We're ready to load that *.o now! By the way, this section was largely based on this article.

Bundling libbpf

Given libbpf is the one in charge of making runtime transformations, it should be installed on client machines. However, the statically compiled library (i.e. libbpf.a) can be embedded into Go binaries so that there are really no external dependencies whatsoever. This last approach is the one used by tracee, for instance.

At any rate, if libbpf is not bundled the end user can always install it with:

$ yum install libbpf

That's much lighter than a full blown Clang/LLVM install!

Building with libbpf

Given libbpf is implemented in C, we need to adjust the environment we compile programs using it on so that everything works as intended. This basically translates into fixing the compiler and 'telling' it where to find the libbpf headers and libraries:

$ CC=gcc CGO_CFLAGS="-I /usr/include/bpf" CGO_LDFLAGS="/usr/lib64/libbpf.a" go build -o libbpfgo-prog

The above example leverages a statically compiled libbpf (hence the *.a extension), but the idea is equivalent when targetting shared libraries. Please bear in mind this one-liner has been extracted from the great documentation over here.

Are there any downsides?

Well, the most apparent is that one cannot rely on BCC's Macros any more, which means some additional manual implementations become necessary... However, given the functions defined in bpf-helpers(7) it's rather feasible to replicate whatever functionality's needed.

Other considered solutions

Aside from libbpf, we also considered leveraging ebpf by the Cilium team which is a great tool in its own right. However, even though it might be possible, it wasn't obvious (at least for us) from the documentation how one could leverage a CO:RE model (see the doc)... This discussion also shed some very valuable information informing this choice.

BCC was a clear contender, but the first-class API is written in Python despite gobpf being available. Again, it's use would imply 'forcing' Clang/LLVM on whoever wanted to run this!

Native Go implementations of netlink(7) such as vishvananda/netlink offer some [examples][go-netlink-bpf] on how to load eBPF programs, but they are rather bare-bones and rely on directly interacting with the kernel!

The go-tc project was also taken into consideration, but they bare-bones way in which eBPF programs are to be defined was a deal breaker too... The documentation even has an example on loading an eBPF program!

Further reading

Information on eBPF and co. is rather sparse and heavily technical.
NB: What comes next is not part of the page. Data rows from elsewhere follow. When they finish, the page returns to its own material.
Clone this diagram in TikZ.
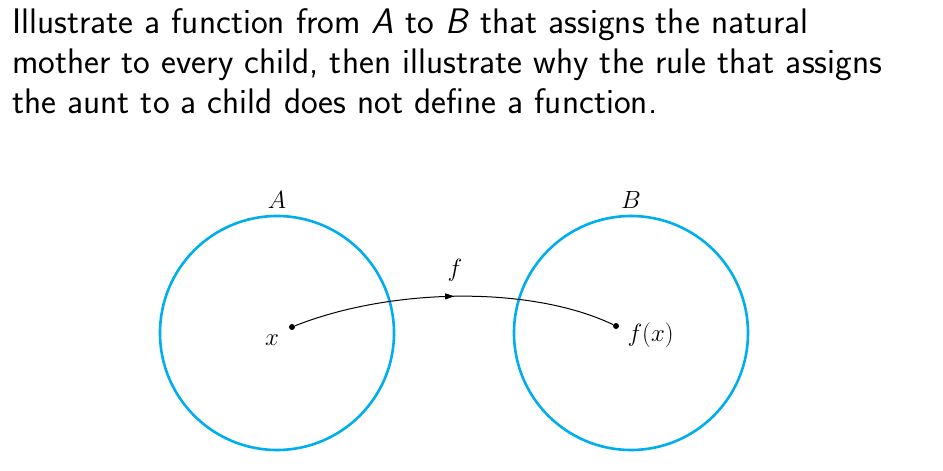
\documentclass[tikz,border=0pt]{standalone}
\usetikzlibrary{decorations.markings,arrows.meta}
\definecolor{setcyan}{RGB}{0,174,239}
\begin{document}
\begin{tikzpicture}[x=1pt,y=-1pt,
  setc/.style={draw=setcyan,line width=2.6pt},
  lbl/.style={font=\fontsize{23}{23}\selectfont},
  dotp/.style={circle,fill=black,inner sep=0pt,minimum size=6pt}]
\useasboundingbox (0,0) rectangle (943,471);
\node[anchor=north west,inner sep=0pt,align=left,
  font=\sffamily\fontsize{35.5}{40}\selectfont] (q) at (12,8)
  {Illustrate a function from \textit{A} to \textit{B} that assigns the natural\\ mother to every child, then illustrate why the rule that assigns\\ the aunt to a child does not define a function.};
\node[setc,circle,minimum size=234pt,inner sep=0pt] (A) at (277,333) {};
\node[setc,circle,minimum size=234pt,inner sep=0pt] (B) at (631,333) {};
\node[lbl] (la) at (277,200) {$A$};
\node[lbl] (lb) at (631,200) {$B$};
\node[dotp] (x) at (292,327) {};
\node[dotp] (fx) at (616,326) {};
\node[lbl] (lx) at (272,340) {$x$};
\node[lbl,anchor=west] (lfx) at (624,335) {$f(x)$};
\node[lbl] (lf) at (455,270) {$f$};
\draw[line width=1pt,decoration={markings,mark=at position 0.5 with {\arrow{Triangle[length=9pt,width=6pt]}}},postaction=decorate]
  (x) .. controls (390,288) and (530,285) .. (fx);
\end{tikzpicture}
\end{document}
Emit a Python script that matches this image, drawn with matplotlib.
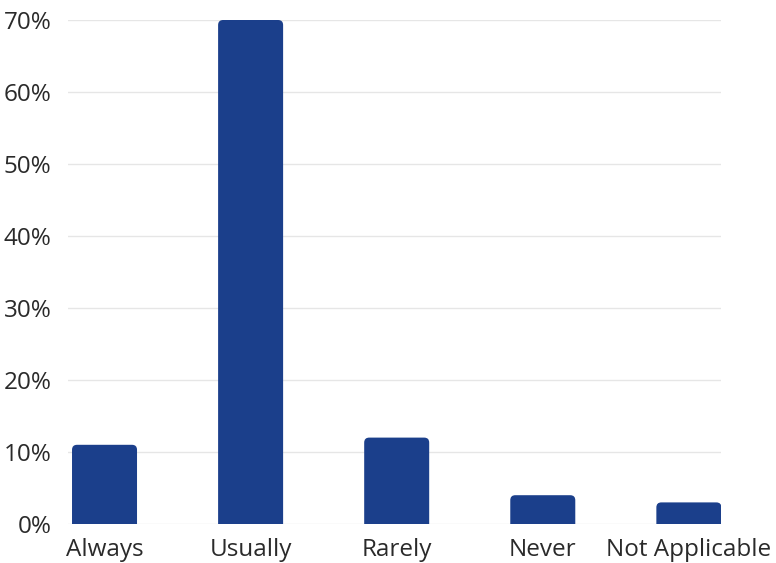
import numpy as np
import matplotlib.pyplot as plt
from matplotlib.patches import FancyBboxPatch

categories = ["Always", "Usually", "Rarely", "Never", "Not Applicable"]
values = [11, 70, 12, 4, 3]
yticks = [0, 10, 20, 30, 40, 50, 60, 70]

plt.rcParams['font.family'] = ['Open Sans', 'DejaVu Sans']

fig = plt.figure(figsize=(7.76, 5.63), dpi=100)
ax = fig.add_axes([68 / 776, 39 / 563, (721 - 68) / 776, (524 - 20) / 563])

x = np.arange(len(categories))
width = 0.445
bars = ax.bar(x, values, width=width, color="none", zorder=3)

# rounded top corners (bottom corners hidden below the axis)
x_px = 146.0   # pixels per category unit
y_px = 7.2     # pixels per percent
for b in bars:
    p = FancyBboxPatch((b.get_x(), -2), b.get_width(), b.get_height() + 2,
                       boxstyle="round,pad=0,rounding_size=%f" % (5 / x_px),
                       mutation_aspect=x_px / y_px,
                       facecolor="#1b3f8b", edgecolor="none", zorder=3)
    ax.add_patch(p)

ax.set_xlim(-0.25, 4.22)
ax.set_ylim(0, 70)
ax.set_yticks(yticks)
ax.set_yticklabels([f"{v}%" for v in yticks])
ax.set_xticks(x)
ax.set_xticklabels(categories)
ax.tick_params(length=0, labelsize=17.5, colors="#2a2a2a")
ax.tick_params(axis="y", pad=12)
ax.tick_params(axis="x", pad=10)

ax.grid(axis="y", color="#e6e6e6", linewidth=1, zorder=0)
for s in ax.spines.values():
    s.set_visible(False)

fig.savefig("out.png", dpi=100)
However, there are some great resources out there who deserve mentioning. These include articles by Andrii Nakryiko covering [bootstraping libbpf][libbpf-bootstrap-blog] and CO:RE. The libbpf-bootstrap repository is a treasure trove of information too!

The BPF series over at The Gray Node is also a great source!

Please note this directory's contents are largely based on this example offered by the AquaSecurity team!

We shouldn't forget that, in the end, we're trying to interact with a Linux kernel. This can be accomplished with the already existing and quite intuitive CLIs that we use on a daily basis. This example shows how all this can be 'automated' with a small shell script!

Be sure to check the eBPF docs (especially the section on BPF_PROG_TYPE_SCHED_CLS) as they contain a wealth of high-quality, nicely presented information.